The stock of pharma major Cipla was the biggest gainer in the Nifty Pharma and Healthcare indices, jumping about 5.5 per cent in trade on Tuesday. The Healthcare index also saw the largest increase among sectoral indices with a rise of about 3 per cent.
The Street is betting on a strong launch pipeline in the US, market share gains of recent launches and rising scale in the consumer business as some of the positives for the third-largest listed pharma entity.
The company has captured a 9.3 per cent market share as of August in Lanreotide, a drug used in treating a growth hormone disorder. Cipla is the only generic player in the market and had launched the drug seven months earlier in February. IIFL Research says that the unlocking of Cipla’s peptide injectables pipeline has commenced through launch of Lanreotide and five other products are pending for approval by the US Food and Drug Administration (USFDA). They expect the revenue potential of the drugs to be launched by financial year 2024/2025 (FY24/25) at $30 million to $50 million each.
In addition to this, the Street will focus on the traction its US pipeline launches will get going ahead. The company is seeking to double its US sales over the next five years, riding on the back of its respiratory and injectables product pipeline. While the company achieved a 7 per cent growth in US sales over FY19-22, the Street is banking on a 16 per cent plus growth over FY22-25.
Analysts, led by Prashant Nair of Ambit Capital, highlight that Cipla’s lower scale in the US compared to other sector leaders such as Sun Pharma, Dr Reddys and Lupin offers it the ability to scale up faster on good pipeline execution. While recent launches validate capabilities, improved visibility on complex assets in the pipeline provide comfort on growth in a high price erosion environment, they add. The key drug launches in the current year are Advair (asthama), Revlimid (cancer) and Abraxane (chemotherapy).

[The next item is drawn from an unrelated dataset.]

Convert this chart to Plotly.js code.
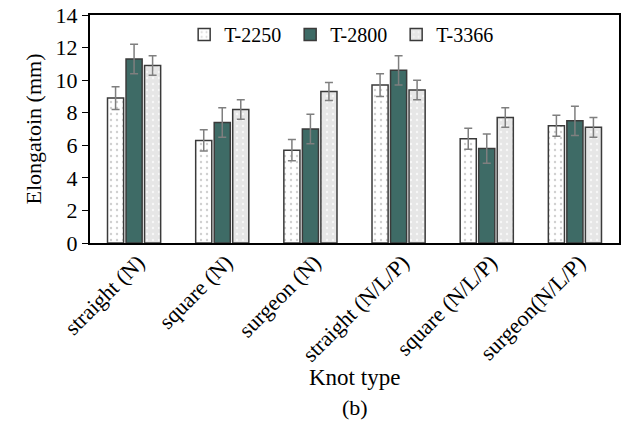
<!DOCTYPE html>
<html>
<head>
<meta charset="utf-8">
<script src="https://cdn.plot.ly/plotly-3.0.1.min.js"></script>
<style>html,body{margin:0;padding:0;background:#fff;}#chart{width:623px;height:422px;}</style>
</head>
<body>
<div id="chart"></div>
<script>
const categories = ["straight (N)", "square (N)", "surgeon (N)", "straight (N/L/P)", "square (N/L/P)", "surgeon(N/L/P)"];
const seriesNames = ["T-2250", "T-2800", "T-3366"];
const t2250 = [8.9, 6.3, 5.7, 9.7, 6.4, 7.2];
const t2800 = [11.3, 7.4, 7.0, 10.6, 5.8, 7.5];
const t3366 = [10.9, 8.2, 9.3, 9.4, 7.7, 7.1];
const t2250Err = [0.7, 0.65, 0.65, 0.7, 0.65, 0.65];
const t2800Err = [0.9, 0.9, 0.9, 0.9, 0.9, 0.9];
const t3366Err = [0.6, 0.6, 0.55, 0.6, 0.6, 0.6];
const xTitle = "Knot type";
const yTitle = "Elongatoin (mm)";
const panelLabel = "(b)";

const fills = ["#ffffff", "#3e6b66", "#e6e6e6"];
const patterns = [
  {shape: ".", fgcolor: "#d0d0d0", bgcolor: "#ffffff", size: 6, solidity: 0.12},
  {shape: ""},
  {shape: ".", fgcolor: "#f8f8f8", bgcolor: "#e6e6e6", size: 6, solidity: 0.12}
];
const values = [t2250, t2800, t3366];
const errs = [t2250Err, t2800Err, t3366Err];

const traces = seriesNames.map((name, i) => ({
  type: "bar",
  name: name,
  x: categories,
  y: values[i],
  marker: {color: fills[i], line: {color: "#3a3a3a", width: 1.5}, pattern: patterns[i]},
  error_y: {type: "data", array: errs[i], visible: true, color: "#7f7f7f", thickness: 1.5, width: 4}
}));

const serif = "Liberation Serif";
const layout = {
  width: 623, height: 422,
  margin: {l: 90, r: 4, t: 15, b: 179},
  paper_bgcolor: "#fff", plot_bgcolor: "#fff",
  font: {family: serif, color: "#000"},
  barmode: "group", bargap: 0.37, bargroupgap: 0.13,
  showlegend: true,
  legend: {orientation: "h", x: 0.178, xanchor: "left", y: 1.0, yanchor: "top",
           font: {family: serif, size: 20, color: "#000"}, bgcolor: "rgba(0,0,0,0)",
           itemwidth: 30, entrywidth: 61, entrywidthmode: "pixels", tracegroupgap: 0},
  xaxis: {
    tickangle: -45, tickfont: {family: serif, size: 22, color: "#000"},
    showline: true, linecolor: "#000", linewidth: 2, mirror: true,
    ticks: "", showgrid: false, ticklabelstandoff: -4, ticklabelshift: 4
  },
  yaxis: {
    range: [0, 14], dtick: 2, tickfont: {family: serif, size: 22, color: "#000"},
    showline: true, linecolor: "#000", linewidth: 2, mirror: true,
    ticks: "outside", ticklen: 6, tickcolor: "#000", showgrid: false, zeroline: false,
    title: {text: yTitle, font: {family: serif, size: 22, color: "#000"}, standoff: 8}
  },
  annotations: [
    {text: xTitle, xref: "paper", yref: "paper", x: 0.5, y: -0.588, xanchor: "center", yanchor: "middle",
     showarrow: false, font: {family: serif, size: 23, color: "#000"}},
    {text: panelLabel, xref: "paper", yref: "paper", x: 0.5, y: -0.72, xanchor: "center", yanchor: "middle",
     showarrow: false, font: {family: serif, size: 22, color: "#000"}}
  ]
};
Plotly.newPlot("chart", traces, layout, {displayModeBar: false, staticPlot: true});
</script>
</body>
</html>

The company also seeks to outperform the Indian pharmaceutical market and is expected to grow at 12-13 per cent and double the size of its India business (both prescription and generic businesses) over the next five years (FY22-27). Incremental gains are expected to come from its consumer wellness subsidiary, Cipla Health (CHL) which is pegged to grow at five times from its current annual run-rate of Rs 500 crore to about Rs 2,500 crore by 2027. Key brands in CHL include Nicotex (nicotine replacement), vitamin Maxirich, oral rehydration Prolyte ORS and cough lozenges Cofsil.
While these are positives, there have been regulatory headwinds for the company. The USFDA made some observations for its Goa formulation site after inspection in August. Three of the six comments by the USFDA are repeat observations; the site had received a warning letter in February 2020 after the inspection in September 2019.
The Street has a mixed view on the same. Sales contribution from the Goa site, according to Nomura Research, has reduced due to price erosion in the base portfolio and site transfer of products such as generic version of asthama drug Pulmicort to Indore facility.
However, Ambit Capital says that the compliance resolution at its Goa plant is key to watch for, especially with respect to the Abraxane filing that is a near-term potential launch. Inability to resolve them to the agency’s satisfaction could lead to delay in approval and launch, says the brokerage. It pegs the FY24 sales from the drug expected to be launched in the second half of FY23 at $40 million.